More than 50 villagers surrounded Rusoh District Police Station in the southernmost province of Narathiwat yesterday, demanding police release four suspects detained earlier in the day in connection with murders and other acts of violence in the region.
The villagers, mostly women who travelled on pick-up trucks from Ban Salo, gathered at the police station at 1pm, two hours after police detained the four men from their village.The suspects are Abdullohman Hama, Ahsae Tayoh, Ibroheng Rumae and Muhamadsari Abu. Police had offered a Bt500,000 reward for information leading to the arrest of Abdullohman. The villagers tried but failed to break through the police station's door to release the four suspects. Reinforcements of police and soldiers arrived to prevent violence. A blast was heard from behind the station as the villagers confronted security officials at the front. The blast was merely a firecracker, however. Protesters blocked the road when officers tried to take the four suspects to a command office in Yala for further questioning. The villagers finally retreated after police said the four would be released if police had no solid evidence with which to charge them. A confrontation between villagers and security officials in Tak Bai turned into a lethal crackdown in October 2004. Eight-five protesters were killed, many of them by suffocation after being stacked face down on trucks for transportation to detention facilities. As in yesterday's protest, they had demanded that suspects be freed from a district police station. The three southernmost provinces have seen a surge in separatist-linked violence since the beginning of 2004, with more than 1,300 people killed so far in almost daily shootings and arson attacks.
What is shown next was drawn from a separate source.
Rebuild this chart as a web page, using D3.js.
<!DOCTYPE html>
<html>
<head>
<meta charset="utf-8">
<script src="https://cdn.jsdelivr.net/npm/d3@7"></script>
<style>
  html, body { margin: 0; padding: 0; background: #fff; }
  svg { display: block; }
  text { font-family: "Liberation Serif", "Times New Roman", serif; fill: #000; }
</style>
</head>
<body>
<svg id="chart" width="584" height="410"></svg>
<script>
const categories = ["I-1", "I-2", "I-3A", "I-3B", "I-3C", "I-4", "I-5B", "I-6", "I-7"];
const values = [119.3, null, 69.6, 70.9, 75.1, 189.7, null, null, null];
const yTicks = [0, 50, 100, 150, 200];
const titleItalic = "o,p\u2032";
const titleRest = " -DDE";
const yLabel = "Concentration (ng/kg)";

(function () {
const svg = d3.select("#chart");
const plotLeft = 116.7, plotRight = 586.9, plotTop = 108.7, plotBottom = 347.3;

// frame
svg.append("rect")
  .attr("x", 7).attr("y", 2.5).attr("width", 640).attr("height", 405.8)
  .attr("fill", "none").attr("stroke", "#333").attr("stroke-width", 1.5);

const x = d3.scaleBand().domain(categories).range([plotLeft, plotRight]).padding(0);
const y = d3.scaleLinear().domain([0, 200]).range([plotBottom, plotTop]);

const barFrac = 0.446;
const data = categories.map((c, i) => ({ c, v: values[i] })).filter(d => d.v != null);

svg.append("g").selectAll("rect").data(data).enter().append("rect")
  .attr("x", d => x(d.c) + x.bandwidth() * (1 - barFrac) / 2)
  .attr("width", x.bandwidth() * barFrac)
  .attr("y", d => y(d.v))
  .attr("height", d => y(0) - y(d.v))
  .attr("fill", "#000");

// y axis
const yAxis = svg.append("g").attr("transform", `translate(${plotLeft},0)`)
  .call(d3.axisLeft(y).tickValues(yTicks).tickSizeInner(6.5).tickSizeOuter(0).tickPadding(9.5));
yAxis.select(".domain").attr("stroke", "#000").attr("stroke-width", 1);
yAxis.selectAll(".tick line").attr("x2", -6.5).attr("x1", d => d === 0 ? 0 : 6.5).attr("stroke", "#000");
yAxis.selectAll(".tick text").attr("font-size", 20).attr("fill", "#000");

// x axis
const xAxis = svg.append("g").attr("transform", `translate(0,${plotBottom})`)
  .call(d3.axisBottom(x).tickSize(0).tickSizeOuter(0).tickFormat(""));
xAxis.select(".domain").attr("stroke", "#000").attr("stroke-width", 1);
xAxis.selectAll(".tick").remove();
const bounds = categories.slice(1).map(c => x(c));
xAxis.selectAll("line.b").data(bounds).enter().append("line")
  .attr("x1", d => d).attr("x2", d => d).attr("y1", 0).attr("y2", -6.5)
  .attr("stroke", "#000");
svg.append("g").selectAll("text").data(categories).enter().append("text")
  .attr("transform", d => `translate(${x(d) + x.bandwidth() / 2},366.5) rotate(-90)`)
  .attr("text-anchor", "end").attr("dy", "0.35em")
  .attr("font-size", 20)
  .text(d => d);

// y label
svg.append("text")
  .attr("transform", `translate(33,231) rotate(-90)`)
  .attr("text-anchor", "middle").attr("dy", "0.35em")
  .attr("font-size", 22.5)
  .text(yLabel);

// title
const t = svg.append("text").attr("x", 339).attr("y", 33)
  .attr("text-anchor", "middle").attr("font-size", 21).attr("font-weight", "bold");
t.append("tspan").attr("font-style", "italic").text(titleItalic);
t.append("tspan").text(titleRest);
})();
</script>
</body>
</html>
Yesterday afternoon three security officials and two alleged militants were killed during a raid on a security outpost in Pattani's Sai Buri district, police said. Nine police officers were preparing for a routine patrol when a group of about 10 gunmen attacked them, police said. One officer was also injured and two suspected militants were later arrested, said Lt-Colonel Pakorn Chantrachota, deputy chief of Task Force 43. Pakorn led the reinforcement unit that pursued the attackers. Two M-16 rifles and six magazines were found at the scene of the gunfight, he said.